Oke, cukup trivia-nya. Mari kita masuk dalam bahasan yang sedikit(?) teoritis. (Note: semua teori dari tulisan saya ini diambil dari buku Komunikasi Antar Budaya karangan Larry A. Samovar)

Faktor-faktor hambatan komunikasi antar budaya yang berada di bawah air (below waterline) adalah faktor-faktor yang membentuk perilaku atau sikap seseorang, hambatan semacam ini cukup sulit untuk dilihat atau diperhatikan. Adapun jenis-jenis hambatan semacam ini adalah persepsi (perceptions), norma (norms), stereotip (stereotypes), filosofi bisnis (business philosophy), aturan (rules), jaringan (networks), nilai (values), dan grup cabang (subcultures group). Yah, saya cuma akan membahas beberapa, sesuai dengan hasil observasi dan pemahaman saya. Ini dia hal yang menghambat komunikasi saya dengan orang-orang disana:



1.Persepsi: mari kita ambil contoh, ketika ibu saya melihat hasil foto keluarga yang diambil oleh saudara saya, ibu mengeluh ke adeknya ayah saya,
"Kenapa ya anak-anak cakep kalo difoto, gue di foto jelek banget," yang saya sahuti dengan
"Ah, mungkin emang mama jelek," sambil ngakak. Maksudnya sih becanda, tapi tiba-tiba adek ayah saya marah-marah, katanya saya kurang ajar. Okay, dari cara dia maupun cara saudara-saudaranya menghormati orangtua mereka(kakek-nenek saya, maksudnya), saya menyimpulkan bahwa mereka memiliki persepsi bahwa orangtua harus dihormati dengan cara tidak menyahuti orangtua, tidak meledek, harus tunduk, dll pokoknya. Sedangkan menurut saya(atau mungkin kebanyakan anak seusia saya yang dibesarkan di kota metropolitan yang sudah banyak menerima budaya barat sebagai lifestyle), orangtua dan anak setara dalam banyak hal. Tak ada salahnya diperlakukan seperti teman selama masih tahu batas. Menurut saya, bercandaan saya terhadap Ibu saya masih wajar, tapi ternyata dipandang kurang ajar.

Oh iya, perbedaan persepsi ini menyebabkan konflik kecil-kecilan antara saya, si keponakan (yang dianggep kurang ajar) versus adik si ayah. Akan saya masukkan teori manajemen konflik di sini. Hal ini saya atasi dengan teknik avoiding, saya nyengir doang dan segera kabur dari situ setelah adek sang ayah berhenti mengoceh, ternyata efektif. Besoknya semua baik-baik saja. Nggak tahu, deh kalo saya masih dicap sebagai anak kurang ajar apa nggak, yang penting saya nggak kena marah lagi.

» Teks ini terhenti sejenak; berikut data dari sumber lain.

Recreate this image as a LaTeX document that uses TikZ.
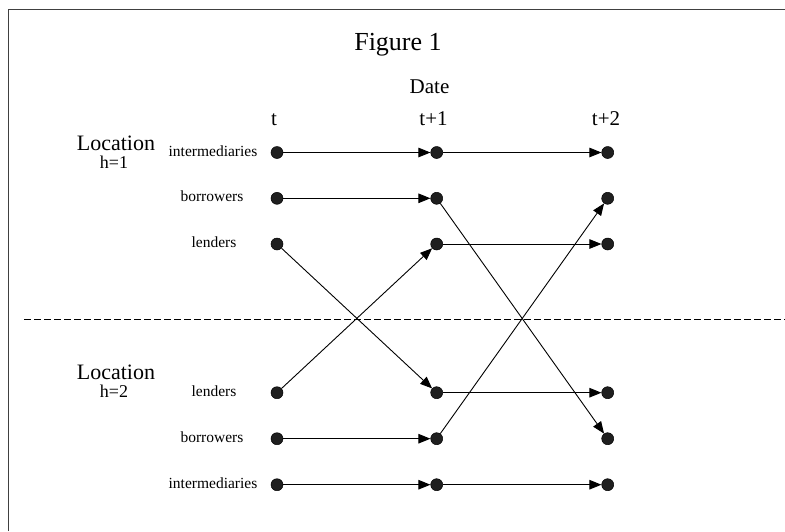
\documentclass[tikz,border=0pt]{standalone}
\usepackage{fontspec}
\setmainfont{Liberation Serif}
\usetikzlibrary{arrows.meta}
\begin{document}
\begin{tikzpicture}[x=1pt,y=-1pt,
  dot/.style={circle,fill=black!88,draw=black,line width=0.5pt,minimum size=12pt,inner sep=0pt},
  conn/.style={line width=0.9pt,-{Triangle[length=12pt,width=9.5pt]}},
  rowlab/.style={anchor=base,font=\fontsize{15.5}{16}\selectfont},
  collab/.style={anchor=base,font=\fontsize{21}{22}\selectfont},
  loclab/.style={anchor=base,inner ysep=1pt,font=\fontsize{22}{23}\selectfont},
  hlab/.style={anchor=base,inner ysep=1pt,font=\fontsize{18}{19}\selectfont}]
\useasboundingbox (0,0) rectangle (785,531);
\draw[line width=1.3pt,black!75] (8.5,531) -- (8.5,9.5) -- (785,9.5);
% titles
\node[anchor=base,font=\fontsize{26}{27}\selectfont] (fig) at (398,50) {Figure 1};
\node[anchor=base,font=\fontsize{21}{22}\selectfont] (date) at (429.5,93) {Date};
\node[collab] (ct) at (274,125) {t};
\node[collab] (ct1) at (433.5,125) {t+1};
\node[collab] (ct2) at (606,125) {t+2};
\node[loclab] (loc1) at (116,150) {Location};
\node[hlab] (h1) at (114,168.5) {h=1};
\node[loclab] (loc2) at (116,379) {Location};
\node[hlab] (h2) at (114,397.5) {h=2};
% row labels
\node[rowlab] (li1) at (213,156) {intermediaries};
\node[rowlab] (lb1) at (212,201) {borrowers};
\node[rowlab] (ll1) at (214,247) {lenders};
\node[rowlab] (ll2) at (214,396) {lenders};
\node[rowlab] (lb2) at (212,442) {borrowers};
\node[rowlab] (li2) at (213,488) {intermediaries};
% dots
\foreach \c/\x in {a/277,b/436.7,c/607.7}{
  \node[dot] (i1\c) at (\x,152.5) {};
  \node[dot] (b1\c) at (\x,198.3) {};
  \node[dot] (l1\c) at (\x,244) {};
  \node[dot] (l2\c) at (\x,392.7) {};
  \node[dot] (b2\c) at (\x,438.7) {};
  \node[dot] (i2\c) at (\x,484.7) {};
}
% dashed divider
\coordinate (dl) at (24,319);
\coordinate (dr) at (785,319);
\draw[line width=0.85pt,black,dash pattern=on 7pt off 3pt] (dl) -- (dr);
% connectors
\draw[conn] (i1a) -- (i1b);
\draw[conn] (i1b) -- (i1c);
\draw[conn] (b1a) -- (b1b);
\draw[conn] (b1b) -- (b2c);
\draw[conn] (l1a) -- (l2b);
\draw[conn] (l1b) -- (l1c);
\draw[conn] (l2a) -- (l1b);
\draw[conn] (l2b) -- (l2c);
\draw[conn] (b2a) -- (b2b);
\draw[conn] (b2b) -- (b1c);
\draw[conn] (i2a) -- (i2b);
\draw[conn] (i2b) -- (i2c);
\end{tikzpicture}
\end{document}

2. Stereotip : saya, sebagai anak Jakarta yang (merasa) gaul, menganggap bahwa orang-orang di Medan ini pastilah tidak se-gaul saya(meskipun saya juga ga tau definisi sejati ‘gaul’ itu gimana). Apalagi dengan pengalaman buruk diomelin adek sang ayah tadi, saya jadi mikir bahwa mungkin saja orang-orang di Medan ini semua se-reseh dia. Makanya, saya 'menyamar aja jadi tanaman'. Kalo nggak penting-penting amat, saya ga akan mau ngomong. Ini jelas menghalangi saya dalam berkomunikasi dengan mereka. Bagaimana nasib tugas saya kalau saya ga mau ngomong sama mereka? (sebenernya gak cuma itu sih, pertimbangannya.)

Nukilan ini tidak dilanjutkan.